- Double burden of disease in the slums of Kenya
- Award date
- 14 October 2015
- Number of pages
- Document type
- PhD thesis
- Faculty of Medicine (AMC-UvA)
The goal of this thesis was to provide evidence of a double burden of disease in the slums of Nairobi and to make a case for an integrated health systems approach to tackling this situation. A double burden of disease refers to the coexistence of a high burden of communicable and non-communicable diseases in the same population. An integrated health system is one that is responsive to the burden of disease in any setting whether communicable or non-communicable. So why focus on slums? Because slums populations have experienced rapid growth over the last two decades and can therefore no longer be ignored. The thesis found that although mortality due to important communicable diseases like HIV/AIDS appears to be on a downward trend in Nairobi’s slums possibly due to scale up of public health interventions such as antiretroviral therapy, they still account for the majority of premature deaths.
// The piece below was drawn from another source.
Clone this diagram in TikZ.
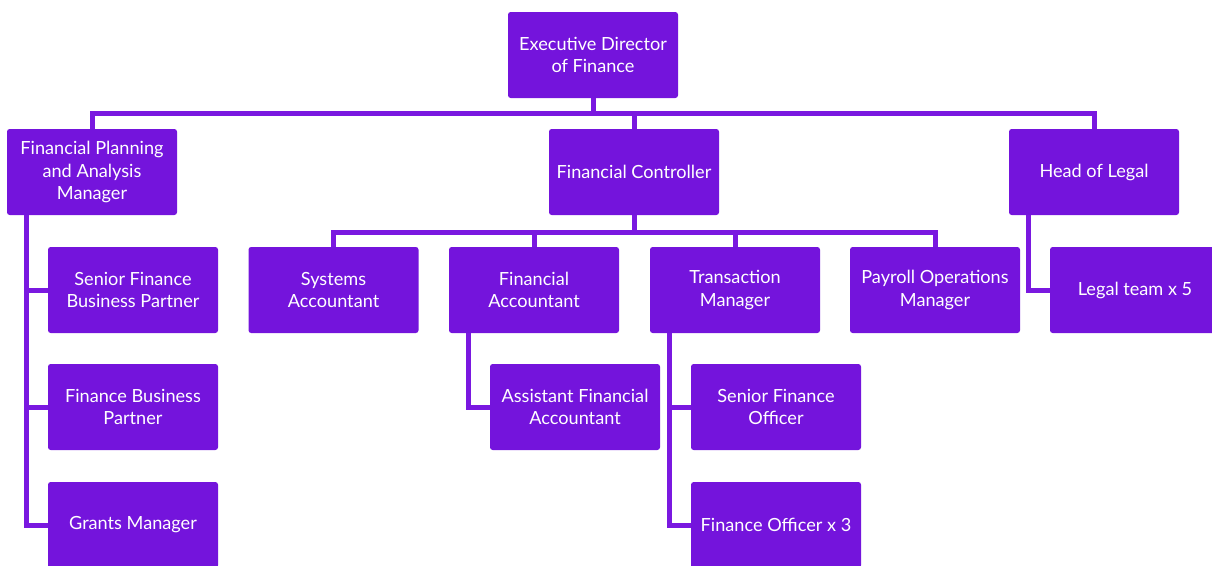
\documentclass[tikz,border=0pt]{standalone}
\usepackage{fontspec}
\setmainfont{Lato}
\usetikzlibrary{positioning}
\definecolor{OrgPurple}{HTML}{7414DC}
\definecolor{OrgLine}{HTML}{7A18E0}

\begin{document}
\begin{tikzpicture}[x=0.75pt,y=-0.75pt,
    role/.style={fill=OrgPurple,text=white,rounded corners=2pt,minimum width=127.5pt,minimum height=64.5pt,
                 align=center,inner sep=0pt,font=\fontsize{13.6}{17}\selectfont},
    link/.style={draw=OrgLine,line width=3.75pt}]
    \useasboundingbox (0,0) rectangle (1212,565);
    % top levels
    \node[role] (exec) at (593,55) {Executive Director\\of Finance};
    \node[role] (fpa) at (92,172) {Financial Planning\\and Analysis\\Manager};
    \node[role] (fc) at (634,172) {Financial Controller};
    \node[role] (hol) at (1094,172) {Head of Legal};
    % second row
    \node[role] (sfbp) at (133,290) {Senior Finance\\Business Partner};
    \node[role] (sysacc) at (333.5,290) {Systems\\Accountant};
    \node[role] (finacc) at (534,290) {Financial\\Accountant};
    \node[role] (trans) at (735,290) {Transaction\\Manager};
    \node[role] (payroll) at (935,290) {Payroll Operations\\Manager};
    \node[role] (legal) at (1135,290) {Legal team x 5};
    % third and fourth rows
    \node[role] (fbp) at (133,407) {Finance Business\\Partner};
    \node[role] (afa) at (575,407) {Assistant Financial\\Accountant};
    \node[role] (sfo) at (776,407) {Senior Finance\\Officer};
    \node[role] (grants) at (133,525) {Grants Manager};
    \node[role] (fo) at (776,525) {Finance Officer x 3};

    \foreach \n in {fpa,fc,hol}
        \draw[link] (exec.south) -- ++(0,15) -| (\n.north);
    \foreach \n in {sysacc,finacc,trans,payroll}
        \draw[link] (fc.south) -- ++(0,17) -| (\n.north);
    % side spines
    \foreach \n in {sfbp,fbp,grants}
        \draw[link] ([xshift=15pt]fpa.south west) |- (\n.west);
    \draw[link] ([xshift=15pt]hol.south west) |- (legal.west);
    \draw[link] ([xshift=15pt]finacc.south west) |- (afa.west);
    \foreach \n in {sfo,fo}
        \draw[link] ([xshift=15pt]trans.south west) |- (\n.west);
\end{tikzpicture}
\end{document}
At the same time, certain risk factors for non-communicable diseases like hypertension, diabetes and obesity are relatively common in the slums while awareness, treatment and control of these risk factors remain dismally low. This thesis also demonstrated that it is possible to implement interventions for some non-communicable diseases risk factors at reasonable costs even in such a low-resource and marginalized setting. Overall, this thesis recommends that an integrated health systems approach including addressing key social determinants of health in slum populations such as poverty and lack of education will be critical to tackling the double burden of disease in the slums of Kenya.